> [Stored records]:
○ ○ ○ ○

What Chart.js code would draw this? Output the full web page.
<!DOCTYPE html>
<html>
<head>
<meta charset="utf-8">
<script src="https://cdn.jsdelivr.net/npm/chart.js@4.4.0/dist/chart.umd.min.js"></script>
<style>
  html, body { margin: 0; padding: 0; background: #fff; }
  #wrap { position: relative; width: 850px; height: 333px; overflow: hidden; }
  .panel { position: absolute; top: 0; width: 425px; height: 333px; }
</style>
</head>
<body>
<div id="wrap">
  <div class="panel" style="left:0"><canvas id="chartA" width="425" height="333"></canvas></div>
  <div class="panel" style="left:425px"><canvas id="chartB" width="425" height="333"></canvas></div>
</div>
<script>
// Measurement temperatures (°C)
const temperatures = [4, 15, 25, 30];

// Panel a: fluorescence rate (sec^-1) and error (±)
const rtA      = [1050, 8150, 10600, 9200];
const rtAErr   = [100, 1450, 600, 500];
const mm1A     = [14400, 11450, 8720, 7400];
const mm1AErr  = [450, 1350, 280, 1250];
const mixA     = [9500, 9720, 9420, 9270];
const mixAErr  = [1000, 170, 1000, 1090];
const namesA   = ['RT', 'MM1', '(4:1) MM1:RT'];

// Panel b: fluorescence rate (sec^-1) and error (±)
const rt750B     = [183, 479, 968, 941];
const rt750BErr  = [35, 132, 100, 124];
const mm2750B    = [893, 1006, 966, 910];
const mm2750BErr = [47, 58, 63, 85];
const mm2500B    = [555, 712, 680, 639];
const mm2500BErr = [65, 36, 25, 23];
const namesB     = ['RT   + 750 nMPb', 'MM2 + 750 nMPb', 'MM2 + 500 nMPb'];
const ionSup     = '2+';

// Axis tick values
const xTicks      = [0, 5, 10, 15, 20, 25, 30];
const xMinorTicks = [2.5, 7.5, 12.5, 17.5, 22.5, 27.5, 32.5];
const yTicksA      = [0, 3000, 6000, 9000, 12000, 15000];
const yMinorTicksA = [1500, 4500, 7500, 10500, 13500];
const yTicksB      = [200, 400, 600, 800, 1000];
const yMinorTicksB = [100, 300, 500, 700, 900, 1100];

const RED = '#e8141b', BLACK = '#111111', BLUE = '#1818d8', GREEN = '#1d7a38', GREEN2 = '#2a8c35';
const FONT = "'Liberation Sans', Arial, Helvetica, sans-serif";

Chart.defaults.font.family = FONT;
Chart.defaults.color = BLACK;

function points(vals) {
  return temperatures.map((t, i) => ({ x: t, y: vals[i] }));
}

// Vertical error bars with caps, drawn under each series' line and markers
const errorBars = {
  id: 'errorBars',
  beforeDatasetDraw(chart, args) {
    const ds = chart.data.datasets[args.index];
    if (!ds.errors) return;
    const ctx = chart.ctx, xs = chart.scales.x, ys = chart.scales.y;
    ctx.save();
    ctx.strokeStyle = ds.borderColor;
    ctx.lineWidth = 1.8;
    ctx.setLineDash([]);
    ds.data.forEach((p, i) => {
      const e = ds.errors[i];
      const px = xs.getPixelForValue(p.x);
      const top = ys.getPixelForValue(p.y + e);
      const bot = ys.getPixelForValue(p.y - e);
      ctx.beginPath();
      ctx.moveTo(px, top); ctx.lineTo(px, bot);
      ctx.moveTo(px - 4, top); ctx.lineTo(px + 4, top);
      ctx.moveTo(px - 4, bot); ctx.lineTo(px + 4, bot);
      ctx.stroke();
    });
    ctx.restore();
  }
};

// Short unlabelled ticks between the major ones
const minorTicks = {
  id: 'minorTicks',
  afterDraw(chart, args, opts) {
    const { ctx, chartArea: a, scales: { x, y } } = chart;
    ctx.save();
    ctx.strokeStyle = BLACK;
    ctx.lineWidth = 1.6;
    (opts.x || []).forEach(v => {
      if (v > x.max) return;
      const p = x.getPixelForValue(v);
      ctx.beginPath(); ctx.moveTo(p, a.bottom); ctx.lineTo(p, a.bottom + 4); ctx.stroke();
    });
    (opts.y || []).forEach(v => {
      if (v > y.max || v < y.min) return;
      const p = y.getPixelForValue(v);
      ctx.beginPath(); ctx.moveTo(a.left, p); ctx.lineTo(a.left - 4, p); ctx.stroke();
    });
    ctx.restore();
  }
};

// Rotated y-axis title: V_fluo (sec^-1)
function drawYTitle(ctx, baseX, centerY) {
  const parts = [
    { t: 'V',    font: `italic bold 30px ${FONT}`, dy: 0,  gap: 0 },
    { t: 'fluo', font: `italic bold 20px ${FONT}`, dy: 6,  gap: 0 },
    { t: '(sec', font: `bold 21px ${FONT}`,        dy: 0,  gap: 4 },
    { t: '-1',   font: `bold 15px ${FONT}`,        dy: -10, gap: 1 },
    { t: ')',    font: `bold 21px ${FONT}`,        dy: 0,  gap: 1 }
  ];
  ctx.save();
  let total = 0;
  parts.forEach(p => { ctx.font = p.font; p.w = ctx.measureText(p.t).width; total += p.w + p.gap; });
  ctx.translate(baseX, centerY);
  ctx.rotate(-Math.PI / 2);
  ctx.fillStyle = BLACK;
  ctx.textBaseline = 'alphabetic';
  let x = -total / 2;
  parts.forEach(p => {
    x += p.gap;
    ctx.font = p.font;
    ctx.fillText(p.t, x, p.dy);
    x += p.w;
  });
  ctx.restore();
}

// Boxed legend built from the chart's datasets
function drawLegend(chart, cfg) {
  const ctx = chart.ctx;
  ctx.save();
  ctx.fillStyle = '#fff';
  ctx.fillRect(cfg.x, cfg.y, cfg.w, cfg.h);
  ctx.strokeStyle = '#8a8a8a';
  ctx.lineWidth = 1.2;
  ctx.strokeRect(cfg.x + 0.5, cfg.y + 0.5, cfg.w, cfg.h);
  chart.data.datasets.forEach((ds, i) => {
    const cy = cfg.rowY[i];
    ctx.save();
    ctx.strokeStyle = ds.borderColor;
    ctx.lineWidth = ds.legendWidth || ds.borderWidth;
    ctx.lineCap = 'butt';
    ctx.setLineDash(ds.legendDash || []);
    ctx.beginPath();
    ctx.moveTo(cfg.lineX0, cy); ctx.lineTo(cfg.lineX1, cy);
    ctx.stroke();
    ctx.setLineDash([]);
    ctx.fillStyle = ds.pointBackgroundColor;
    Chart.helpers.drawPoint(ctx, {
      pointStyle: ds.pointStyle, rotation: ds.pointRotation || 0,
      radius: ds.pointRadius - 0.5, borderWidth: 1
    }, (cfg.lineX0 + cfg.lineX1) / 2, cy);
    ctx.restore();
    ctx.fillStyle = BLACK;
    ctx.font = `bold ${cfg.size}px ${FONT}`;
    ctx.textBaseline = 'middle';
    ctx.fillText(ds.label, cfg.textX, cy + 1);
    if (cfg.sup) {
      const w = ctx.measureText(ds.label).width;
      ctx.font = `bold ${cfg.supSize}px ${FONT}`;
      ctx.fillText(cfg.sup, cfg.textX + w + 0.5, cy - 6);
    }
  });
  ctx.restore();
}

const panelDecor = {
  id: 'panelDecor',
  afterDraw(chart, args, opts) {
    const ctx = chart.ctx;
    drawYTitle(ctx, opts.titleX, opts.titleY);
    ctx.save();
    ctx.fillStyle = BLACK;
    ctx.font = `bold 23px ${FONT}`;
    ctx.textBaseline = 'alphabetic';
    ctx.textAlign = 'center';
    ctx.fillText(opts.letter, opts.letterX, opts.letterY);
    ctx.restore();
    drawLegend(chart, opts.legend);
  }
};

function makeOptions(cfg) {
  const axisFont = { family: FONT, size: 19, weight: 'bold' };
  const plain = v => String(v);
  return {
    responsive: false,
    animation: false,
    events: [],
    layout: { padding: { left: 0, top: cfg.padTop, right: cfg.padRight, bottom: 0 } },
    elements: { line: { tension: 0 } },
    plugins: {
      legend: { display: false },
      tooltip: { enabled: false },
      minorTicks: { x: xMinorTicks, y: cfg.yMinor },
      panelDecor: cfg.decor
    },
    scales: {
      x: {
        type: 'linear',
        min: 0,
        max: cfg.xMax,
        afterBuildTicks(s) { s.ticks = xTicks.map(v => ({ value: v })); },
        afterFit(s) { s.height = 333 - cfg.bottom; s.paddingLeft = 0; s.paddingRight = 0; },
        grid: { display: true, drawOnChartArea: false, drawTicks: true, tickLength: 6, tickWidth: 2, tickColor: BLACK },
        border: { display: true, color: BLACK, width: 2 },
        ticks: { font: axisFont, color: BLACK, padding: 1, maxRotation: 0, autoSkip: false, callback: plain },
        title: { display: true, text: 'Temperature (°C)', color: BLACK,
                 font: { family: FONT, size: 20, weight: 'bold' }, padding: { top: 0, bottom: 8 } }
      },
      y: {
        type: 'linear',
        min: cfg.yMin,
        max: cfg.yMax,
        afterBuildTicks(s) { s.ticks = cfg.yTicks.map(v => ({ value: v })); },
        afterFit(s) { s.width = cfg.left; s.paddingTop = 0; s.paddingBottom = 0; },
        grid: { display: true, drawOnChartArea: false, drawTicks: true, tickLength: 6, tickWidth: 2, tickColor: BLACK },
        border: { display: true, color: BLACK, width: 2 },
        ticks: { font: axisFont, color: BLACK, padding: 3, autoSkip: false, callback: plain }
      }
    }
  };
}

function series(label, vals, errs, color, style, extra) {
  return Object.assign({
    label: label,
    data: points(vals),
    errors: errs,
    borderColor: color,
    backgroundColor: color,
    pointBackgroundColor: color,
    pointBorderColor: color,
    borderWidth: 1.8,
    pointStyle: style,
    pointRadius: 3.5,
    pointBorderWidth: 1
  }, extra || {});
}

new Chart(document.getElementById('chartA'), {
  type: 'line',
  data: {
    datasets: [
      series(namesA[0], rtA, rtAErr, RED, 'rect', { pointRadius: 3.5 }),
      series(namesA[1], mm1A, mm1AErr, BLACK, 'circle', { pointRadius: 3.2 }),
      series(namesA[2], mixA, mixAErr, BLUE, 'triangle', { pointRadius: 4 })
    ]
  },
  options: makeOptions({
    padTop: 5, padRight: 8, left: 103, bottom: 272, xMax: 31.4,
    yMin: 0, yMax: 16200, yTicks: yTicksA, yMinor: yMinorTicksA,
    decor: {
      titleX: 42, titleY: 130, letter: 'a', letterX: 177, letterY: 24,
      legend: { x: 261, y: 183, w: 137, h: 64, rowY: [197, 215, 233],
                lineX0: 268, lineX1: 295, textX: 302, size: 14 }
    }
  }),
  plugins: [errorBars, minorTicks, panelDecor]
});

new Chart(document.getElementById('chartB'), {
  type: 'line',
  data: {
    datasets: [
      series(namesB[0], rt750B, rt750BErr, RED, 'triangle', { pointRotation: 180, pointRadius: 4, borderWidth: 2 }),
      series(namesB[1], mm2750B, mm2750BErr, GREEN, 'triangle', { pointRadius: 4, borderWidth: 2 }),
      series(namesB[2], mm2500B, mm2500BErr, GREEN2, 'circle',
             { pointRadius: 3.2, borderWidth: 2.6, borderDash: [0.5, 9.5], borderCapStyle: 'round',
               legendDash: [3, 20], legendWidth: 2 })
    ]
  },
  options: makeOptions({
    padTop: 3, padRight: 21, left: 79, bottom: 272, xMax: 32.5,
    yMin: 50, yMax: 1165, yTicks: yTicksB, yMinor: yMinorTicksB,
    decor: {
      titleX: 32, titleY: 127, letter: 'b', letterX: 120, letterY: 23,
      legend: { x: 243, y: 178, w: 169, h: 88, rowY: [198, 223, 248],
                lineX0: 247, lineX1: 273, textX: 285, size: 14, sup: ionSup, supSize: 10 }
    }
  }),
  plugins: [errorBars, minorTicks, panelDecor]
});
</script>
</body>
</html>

○ ○ ○ ○

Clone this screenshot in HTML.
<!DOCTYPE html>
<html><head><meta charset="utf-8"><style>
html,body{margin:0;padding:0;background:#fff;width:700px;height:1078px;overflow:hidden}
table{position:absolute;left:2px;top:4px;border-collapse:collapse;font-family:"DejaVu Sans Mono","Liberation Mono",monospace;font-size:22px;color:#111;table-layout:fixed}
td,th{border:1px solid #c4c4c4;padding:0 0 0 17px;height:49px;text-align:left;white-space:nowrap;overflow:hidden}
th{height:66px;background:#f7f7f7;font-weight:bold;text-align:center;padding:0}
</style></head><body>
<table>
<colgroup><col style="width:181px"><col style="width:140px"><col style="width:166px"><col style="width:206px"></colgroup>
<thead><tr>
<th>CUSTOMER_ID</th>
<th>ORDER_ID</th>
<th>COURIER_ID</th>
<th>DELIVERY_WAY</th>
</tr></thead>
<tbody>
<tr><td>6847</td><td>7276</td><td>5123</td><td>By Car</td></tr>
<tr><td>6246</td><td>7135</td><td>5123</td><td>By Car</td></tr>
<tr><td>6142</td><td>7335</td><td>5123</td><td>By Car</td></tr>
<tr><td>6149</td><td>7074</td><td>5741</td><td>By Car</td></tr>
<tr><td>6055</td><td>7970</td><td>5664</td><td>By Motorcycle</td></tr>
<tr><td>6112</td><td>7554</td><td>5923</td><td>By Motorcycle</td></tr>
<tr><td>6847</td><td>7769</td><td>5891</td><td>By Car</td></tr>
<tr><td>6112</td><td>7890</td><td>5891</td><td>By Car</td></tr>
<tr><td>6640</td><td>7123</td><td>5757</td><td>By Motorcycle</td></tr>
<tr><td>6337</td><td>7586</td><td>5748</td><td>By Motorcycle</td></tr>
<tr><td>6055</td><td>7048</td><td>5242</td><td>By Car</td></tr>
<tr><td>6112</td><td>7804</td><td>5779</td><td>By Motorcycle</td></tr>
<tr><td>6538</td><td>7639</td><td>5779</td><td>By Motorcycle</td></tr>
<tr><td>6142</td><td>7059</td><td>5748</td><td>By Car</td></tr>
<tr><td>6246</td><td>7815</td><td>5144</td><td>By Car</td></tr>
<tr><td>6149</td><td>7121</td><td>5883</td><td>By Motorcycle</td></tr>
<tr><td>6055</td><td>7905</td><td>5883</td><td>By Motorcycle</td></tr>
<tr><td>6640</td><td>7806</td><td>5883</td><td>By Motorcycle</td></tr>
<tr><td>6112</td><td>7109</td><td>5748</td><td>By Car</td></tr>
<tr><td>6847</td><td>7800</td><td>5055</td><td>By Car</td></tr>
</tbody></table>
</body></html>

○ ○ ○ ○

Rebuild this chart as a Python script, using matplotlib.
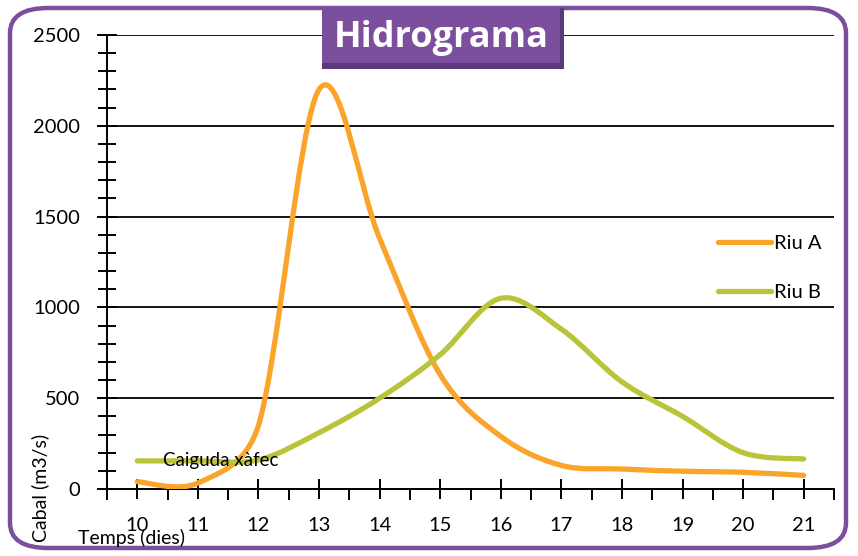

○ ○ ○ ○

Give again, word for word, the lines starting at the line that has "What Chart.js code" and ending at the line that has "const temperatures = [4, 15, 25, 30];", with both of those lines included and nothing else.

> [Task response]:
What Chart.js code would draw this? Output the full web page.
<!DOCTYPE html>
<html>
<head>
<meta charset="utf-8">
<script src="https://cdn.jsdelivr.net/npm/chart.js@4.4.0/dist/chart.umd.min.js"></script>
<style>
  html, body { margin: 0; padding: 0; background: #fff; }
  #wrap { position: relative; width: 850px; height: 333px; overflow: hidden; }
  .panel { position: absolute; top: 0; width: 425px; height: 333px; }
</style>
</head>
<body>
<div id="wrap">
  <div class="panel" style="left:0"><canvas id="chartA" width="425" height="333"></canvas></div>
  <div class="panel" style="left:425px"><canvas id="chartB" width="425" height="333"></canvas></div>
</div>
<script>
// Measurement temperatures (°C)
const temperatures = [4, 15, 25, 30];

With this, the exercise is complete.